Nous sommes en train de tout faire pour verrouiller au maximum notre plateforme informatique et notre base de données. Le code de cette base est détenu par l’ingénieur informatique et par moi-même dans le cas où lui est indisponible. Ceci étant, le risque zéro n’existe pas, et pour vous rassurer, je peux vous donner l’exemple de Chawki Gueddas, président de l’Instance nationale de protection des données personnelles (INPDP) connu pour être très pointilleux s’agissant de la préservation des informations relatives à tout citoyen, qui a exprimé sa confiance en notre capacité à protéger les informations personnelles en étant le premier à faire sa déclaration.

Nous n’avons jamais rendu publics des dossiers ou des informations que nous détenons sauf aux autorités judiciaires lorsque nous estimons que des investigations s’imposent.

Aujourd’hui, à la tête de l’Instance, il y a un Chawki Tabib, qui n’appartient à aucun parti. Et si à la tête de la prochaine instance constitutionnelle, on nomme un président partisan qui pourrait user des informations en sa possession à des fins politiques ou autres, quelles sont les garanties pour les citoyens qui ont respecté la loi et sont venus vers vous ?

Dans ce cas, nous pouvons généraliser ce que vous dites à d’autres institutions et d’autres structures de l’Etat tout aussi importantes dont la BCT, le ministère des Finances, celui des Affaires foncières, celui de la Justice ou encore le ministère de l’Intérieur -qui détient des informations importantes sur tout le monde.

Je pense qu’il faut relativiser et accepter le fait que face à une gangrène appelée corruption, il nous faut mettre en place ce genre de dispositif pour sauver notre pays. Mais que l’on sorte des informations sur des journaux à sensation ou que l’on se permette de diffamer n’importe lequel d’entre nous, c’est devenu monnaie courante.
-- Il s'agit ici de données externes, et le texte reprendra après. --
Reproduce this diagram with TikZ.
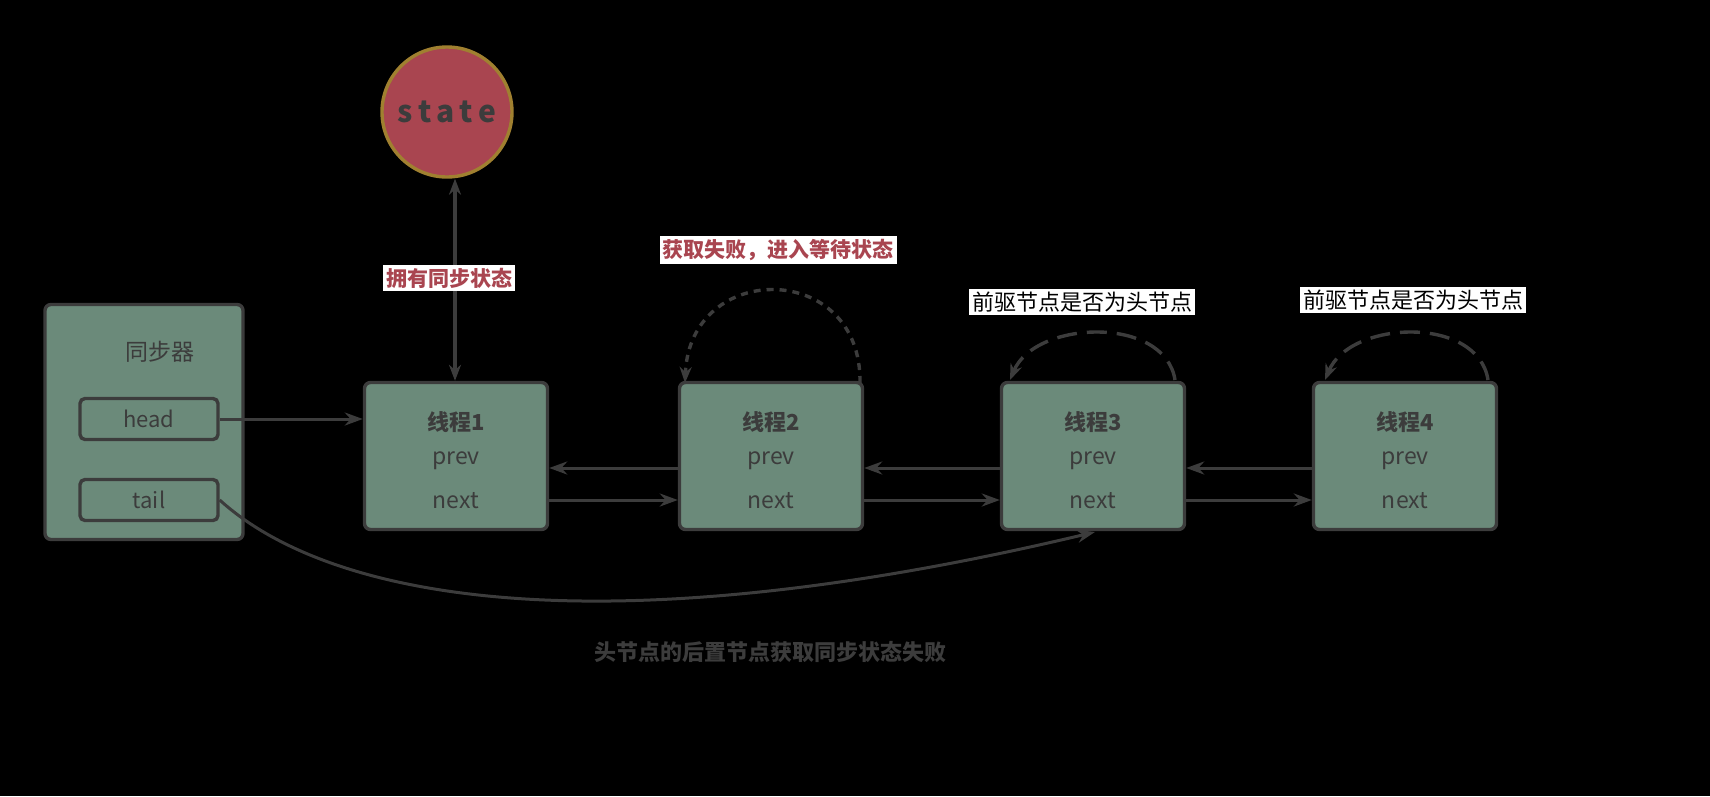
\documentclass[tikz,border=0pt]{standalone}
\usepackage{fontspec}
\setmainfont{Noto Sans CJK SC}
\usetikzlibrary{arrows.meta}
\definecolor{gr}{HTML}{6B8A7A}
\definecolor{ln}{HTML}{3C3C3C}
\definecolor{rd}{HTML}{A94550}
\definecolor{gd}{HTML}{A08030}
\begin{document}
\begin{tikzpicture}[x=1pt,y=-1pt,
  box/.style={draw=ln,line width=3.4pt,fill=gr,rounded corners=6pt},
  field/.style={draw=ln,line width=3.4pt,rounded corners=5pt,minimum width=138pt,minimum height=41pt,text=ln,font=\fontsize{22}{22}\selectfont},
  lbl/.style={text=ln,font=\fontsize{23}{23}\selectfont},
  arr/.style={draw=ln,line width=3pt,-{Stealth[length=18pt,width=13pt]}},
  dsh/.style={draw=ln,line width=3.4pt,-{Stealth[length=16pt,width=12pt]}},
  note/.style={fill=white,inner sep=3pt,font=\fontsize{22}{22}\selectfont}]
\fill[black] (0,0) rectangle (1710,796);
\node[circle,draw=gd,line width=3.4pt,fill=rd,minimum size=130pt,text=ln,font=\bfseries\fontsize{30}{30}\selectfont] (st) at (447,112) {s\,t\,a\,t\,e};
\node[box,minimum width=198pt,minimum height=235pt] (sync) at (144,422) {};
\node[lbl] at (160,352) {同步器};
\node[field] (head) at (149,419) {head};
\node[field] (tail) at (149,500) {tail};
\foreach \i/\x in {1/456,2/771,3/1093,4/1405}{
  \node[box,minimum width=183pt,minimum height=147pt] (t\i) at (\x,456) {};
  \node[lbl,font=\bfseries\fontsize{22}{22}\selectfont] at (\x,422) {线程\i};
  \node[lbl] at (\x,461) {prev};
  \node[lbl] at (\x,501) {next};
}
\draw[arr] (head.east) -- (t1.west|-head.east);
\foreach \a/\b in {1/2,2/3,3/4}{
  \draw[arr] (t\b.west|-0,468) -- (t\a.east|-0,468);
  \draw[arr] (t\a.east|-0,500) -- (t\b.west|-0,500);
}
\draw[draw=ln,line width=3.4pt,{Stealth[length=16pt,width=12pt]}-{Stealth[length=16pt,width=12pt]}] (st.south-|455,0) -- (t1.north-|455,0);
\node[note,text=rd,font=\bfseries\fontsize{21}{21}\selectfont] at (449,278) {拥有同步状态};
\coordinate (a2) at (860,383); \coordinate (b2) at (685,383);
\draw[dsh,dash pattern=on 7pt off 6pt] (a2) .. controls (862,260) and (690,260) .. (b2);
\node[note,text=rd,font=\bfseries\fontsize{21}{21}\selectfont] at (778,250) {获取失败，进入等待状态};
\coordinate (a3) at (1175,380); \coordinate (b3) at (1010,380);
\draw[dsh,dash pattern=on 20pt off 10pt] (a3) .. controls (1165,315) and (1035,320) .. (b3);
\node[note] at (1082,302) {前驱节点是否为头节点};
\coordinate (a4) at (1488,380); \coordinate (b4) at (1325,380);
\draw[dsh,dash pattern=on 20pt off 10pt] (a4) .. controls (1478,315) and (1350,320) .. (b4);
\node[note] at (1413,300) {前驱节点是否为头节点};
\coordinate (c3) at (1095,532);
\draw[arr] (tail.east) .. controls (330,600) and (600,650) .. (c3);
\node[text=ln,font=\bfseries\fontsize{22}{22}\selectfont] at (770,652) {头节点的后置节点获取同步状态失败};
\end{tikzpicture}
\end{document}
nous encourons des sanctions pénales si un membre de l’instance s’autorise à divulguer n’importe quelle information sur un dossier ou une personne.

Ceci dit, comme je vous l’ai précisé plus haut, nous encourons des sanctions pénales si un membre de l’instance s’autorise à divulguer n’importe quelle information sur un dossier ou une personne.